The goal of EMDR is to reduce the long-lasting effects of distressing memories and relieve presenting symptoms. The method utilises a specific eight-phase approach which includes having the client recall distressing images, while simultaneously receiving one of several types of bilateral sensory input. The bilateral stimulation could be side to side eye movements produced by following a finger, object, or light. The stimulation can also be produced by listening to a bilateral sound or experiencing bilateral touch (left and right knees or hands, for example, being alternatively tapped).
In brief, the eight phases, according to Francine Shapiro, are as follows;
- Phase one: History taking, identifying possible targets and developing a treatment plan.
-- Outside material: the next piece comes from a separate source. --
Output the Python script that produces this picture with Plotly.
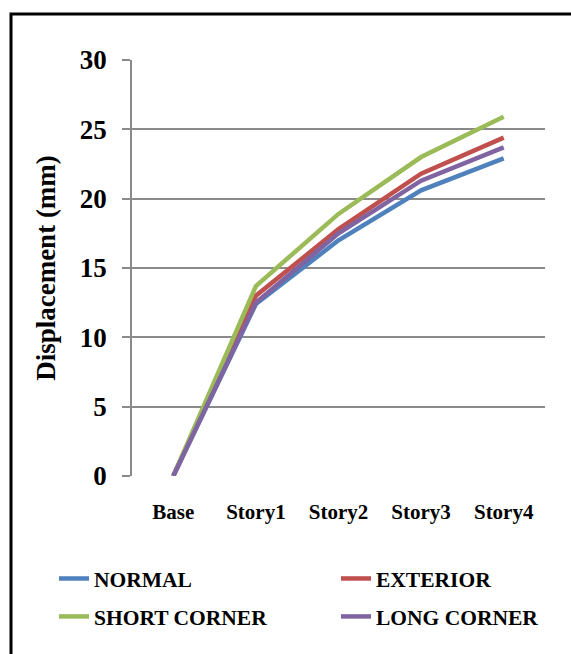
import plotly.graph_objects as go

stories = ["Base", "Story1", "Story2", "Story3", "Story4"]
normal = [0, 12.4, 17.0, 20.6, 22.9]
exterior = [0, 13.0, 17.8, 21.8, 24.4]
short_corner = [0, 13.7, 18.9, 23.0, 25.9]
long_corner = [0, 12.5, 17.5, 21.3, 23.7]
y_ticks = [0, 5, 10, 15, 20, 25, 30]

W, H = 571, 654
ML, MR, MT, MB = 132, 26, 60, 178
PW, PH = W - ML - MR, H - MT - MB

def px_x(p):
    return (p - ML) / PW

def px_y(p):
    return (H - MB - p) / PH

FONT = "Liberation Serif"
series = [
    ("NORMAL", normal, "#4F81BD", "legend"),
    ("EXTERIOR", exterior, "#C0504D", "legend2"),
    ("SHORT CORNER", short_corner, "#9BBB59", "legend"),
    ("LONG CORNER", long_corner, "#8064A2", "legend2"),
]

fig = go.Figure()
for name, vals, color, lg in series:
    fig.add_trace(go.Scatter(
        x=stories, y=vals, mode="lines", name=name,
        line=dict(color=color, width=4.5), legend=lg, legendgroup=name,
    ))

legend_common = dict(
    orientation="v", yanchor="top", xanchor="left",
    font=dict(family=FONT, size=21.5, color="black", weight="bold"),
    bgcolor="rgba(0,0,0,0)", tracegroupgap=7, itemwidth=30,
)

fig.update_layout(
    width=W, height=H,
    margin=dict(l=ML, r=MR, t=MT, b=MB, autoexpand=False),
    paper_bgcolor="white", plot_bgcolor="white",
    font=dict(family=FONT, color="black"),
    showlegend=True,
    legend=dict(x=px_x(54), y=px_y(558), **legend_common),
    legend2=dict(x=px_x(336), y=px_y(558), **legend_common),
    xaxis=dict(
        type="category", range=[-0.5, 4.5],
        showgrid=False, showline=False, ticks="",
        tickfont=dict(family=FONT, size=21, color="black", weight="bold"),
        ticklabelstandoff=21,
    ),
    yaxis=dict(
        range=[0, 30], tickvals=y_ticks,
        showgrid=True, gridcolor="#8a8a8a", gridwidth=1.6,
        showline=True, linecolor="#8a8a8a", linewidth=1.6,
        ticks="outside", ticklen=8, tickcolor="#8a8a8a", tickwidth=1.6,
        tickfont=dict(family=FONT, size=27, color="black", weight="bold"),
        ticklabelstandoff=10,
        zeroline=False,
        title=dict(text="<b>Displacement (mm)</b>",
                   font=dict(family=FONT, size=27, color="black"), standoff=16),
    ),
    shapes=[dict(
        type="rect", xref="paper", yref="paper",
        x0=px_x(11), x1=px_x(W + 20), y0=px_y(H + 20), y1=px_y(14),
        line=dict(color="black", width=3), fillcolor="rgba(0,0,0,0)", layer="below",
    )],
)

fig.write_html("out.html")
- Phase two: Helping the client create a 'safe state or place' of calm, relaxation and self-control so they can handle emotional distress
- Phases three-six: Identifying and processing the target using EMDR procedures and bilateral stimulation
- Phase seven: Debrief and closure
- Phase eight: Examining progress and moving forward
There has been controversy as to how or why EMDR works. The prevalent view is that the process artificially creates a natural process that was interrupted, ineffectively processed, or perhaps has relegated a memory to the 'wrong' part of the brain. Since initial controlled studies were published in 1989, hundreds of case studies and several controlled outcome studies have been published.
Despite debates on how it is practised and questions about its efficacy, the results have often been astounding. Whereas CBT was primarily promoted for phobia treatment (using graduated exposure), EMDR serves to uncover traumatic connections, resolving the trauma and thus the resultant phobia. In one to five sessions, EMDR can make life-altering changes.
One could ask what would have happened in the IT world if Steve Jobs had sought EMDR help for his button phobia? For today’s children and adults alike, it is wondrous to know that they no longer need to be paralysed by the fear of objects or situations. Goodbye to button phobia, and goodbye to all phobias!